Ethan’s gaze slid to the shrew in question. It had four bucked teeth protruding from its mouth and eyes that stared in different directions.

“You’re one and the same,” I whispered, then clapped his scowly face on the cheek and turned to start breaking open cages.

I broke my crow-thing free first and he squawked his thanks, flying up to land on my shoulder. I smiled my biggest smile at him. He had a beak that was brightest gold and his eyes were a dreamy pool of violet, but the rest of him was jet black, his feathers as smooth as silk.

“I love you, Crow-thing, I truly do.” I kissed him quick then turned to release his friends. My friends. Our friends. We were an army now. An angry army of animal-things with Ethan and I mere soldiers in their battalion.

“Rise!” I called as I cracked another cage open with air magic and released a bunch of mini-pony-cat-things. “Be free. And kill – kill your captors! Kill them all!”

Our system was efficient, the cages snapping open time and again until the corridor was alive with running creatures. I ran with them, skipping and spinning as I went, as majestic as the magical animals I danced with. We turned a corner and found a line of guards running our way, shouts of alarm escaping them as the hoard of animals galloped their way.

A group of winged monkey-things slammed into the first guard, shrieking and clawing at his face. The next was mowed down by a horned tiger-thing and the last met with my own fury, fire swirling away from me and consuming the woman’s head, eating her up until she was gone, gone, gone.

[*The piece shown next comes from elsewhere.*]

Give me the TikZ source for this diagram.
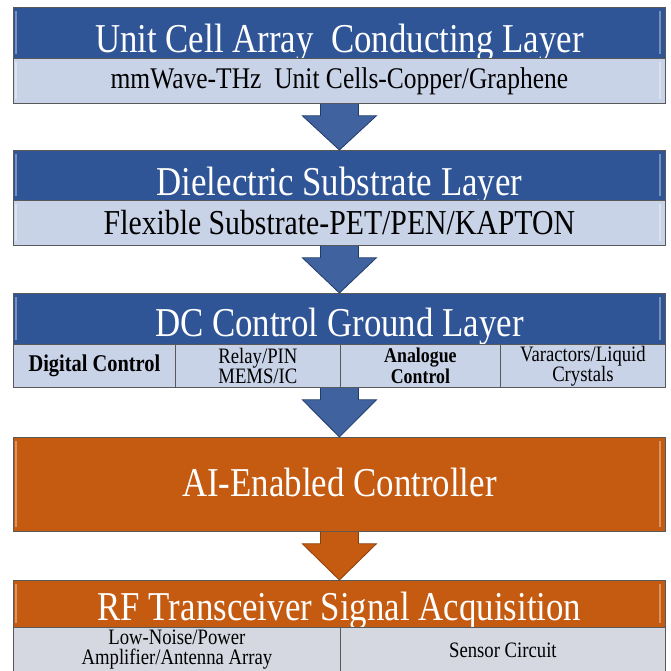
\documentclass[tikz,border=0pt]{standalone}
\usepackage{fontspec}
\setmainfont[FakeStretch=0.85]{Liberation Serif}
\usepackage{xcolor}
\definecolor{db}{RGB}{47, 85, 151}
\definecolor{lb}{RGB}{201, 211, 232}
\definecolor{og}{RGB}{197, 90, 17}
\definecolor{lg}{RGB}{213, 216, 225}
\definecolor{bd}{RGB}{89, 89, 89}

% block arrow from one layer down to the next
\newcommand{\layerarrow}[3]{%
    \draw[#3] ([xshift=-19pt]#1) -- ([xshift=-19pt, yshift=-12pt]#1) -- ([xshift=-37pt, yshift=-12pt]#1)
        -- (#2) -- ([xshift=37pt, yshift=-12pt]#1) -- ([xshift=19pt, yshift=-12pt]#1) -- ([xshift=19pt]#1);}

\begin{document}
\begin{tikzpicture}[x=1pt, y=-1pt,
        box/.style={draw=bd, line width=0.8pt, anchor=north west, inner sep=0pt},
        shine/.style={path picture={
            \draw[white, opacity=0.35, line width=2pt]
                ([xshift=3pt, yshift=-4pt]path picture bounding box.north west) -- ([xshift=3pt, yshift=4pt]path picture bounding box.south west)
                ([xshift=-5pt, yshift=-4pt]path picture bounding box.north east) -- ([xshift=-5pt, yshift=4pt]path picture bounding box.south east);}},
        title/.style={box, shine, fill=db, text=white, minimum width=652pt, minimum height=51pt,
            text height=40pt, text depth=0pt, font=\fontsize{41}{41}\selectfont},
        subrow/.style={box, shine, fill=lb, minimum width=652pt, minimum height=45pt},
        cell/.style={box, fill=lb, minimum height=43pt, align=center, font=\fontsize{22}{20}\selectfont},
        bluearrow/.style={fill=db!92!white, draw=db!70!black, line width=0.8pt},
        orangearrow/.style={fill=og, draw=og!70!black, line width=0.8pt}]
        \useasboundingbox (0,0) rectangle (670,671);
        \node[title] (unit) at (13,7) {Unit Cell Array~ Conducting Layer};
        \node[subrow, font=\fontsize{30}{30}\selectfont] (unitsub) at (13,58) {mmWave-THz~ Unit Cells-Copper/Graphene};
        \node[title, minimum height=50pt] (diel) at (13,150) {Dielectric Substrate Layer};
        \node[subrow, font=\fontsize{35}{35}\selectfont] (dielsub) at (13,200) {Flexible Substrate-PET/PEN/KAPTON};
        \node[title, text height=36pt] (dc) at (13,293) {DC Control Ground Layer};
        \node[cell, minimum width=162pt, font=\fontsize{24}{24}\selectfont\bfseries] (dig) at (13,344) {Digital Control};
        \node[cell, minimum width=165pt] (relay) at (175,344) {Relay/PIN\\MEMS/IC};
        \node[cell, minimum width=160pt, font=\fontsize{21}{19}\selectfont\bfseries] (ana) at (340,344) {Analogue\\Control};
        \node[cell, minimum width=165pt] (var) at (500,344) {Varactors/Liquid\\Crystals};
        \node[title, fill=og, minimum height=94pt, text height=24pt] (ai) at (13,437) {AI-Enabled Controller};
        \node[title, fill=og, minimum height=47pt, text height=33pt] (rf) at (13,580) {RF Transceiver Signal Acquisition};
        \node[cell, fill=lg, minimum width=327pt, minimum height=45pt] (lna) at (13,627) {Low-Noise/Power\\Amplifier/Antenna Array};
        \node[cell, fill=lg, minimum width=325pt, minimum height=45pt] (sens) at (340,627) {Sensor Circuit};
        \coordinate (dcfoot) at (dc.south |- ana.south);
        \layerarrow{unitsub.south}{diel.north}{bluearrow}
        \layerarrow{dielsub.south}{dc.north}{bluearrow}
        \layerarrow{dcfoot}{ai.north}{bluearrow}
        \layerarrow{ai.south}{rf.north}{orangearrow}
\end{tikzpicture}
\end{document}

Ethan started cracking open more cages and I helped him, focusing on my air magic and sending it spiralling down the narrow corridor, ripping the doors clean off to free our new friends.

Crow-thing squawked on my shoulder and I squawked in response, following a line of rabbit-things towards the next turn. The corridor we stepped into was darker here, the cages bigger. Things leered out of them, big dangerous beasties with hungry eyes and sharp teeth.

“Not these,” Ethan said, catching my arm.

“Oh but these are the killers of the crop,” I purred. “They mirror our souls so very well. We can’t leave them here to rot.”

I paused before a bear-like creature with antlers and curved canines that hung from its mouth.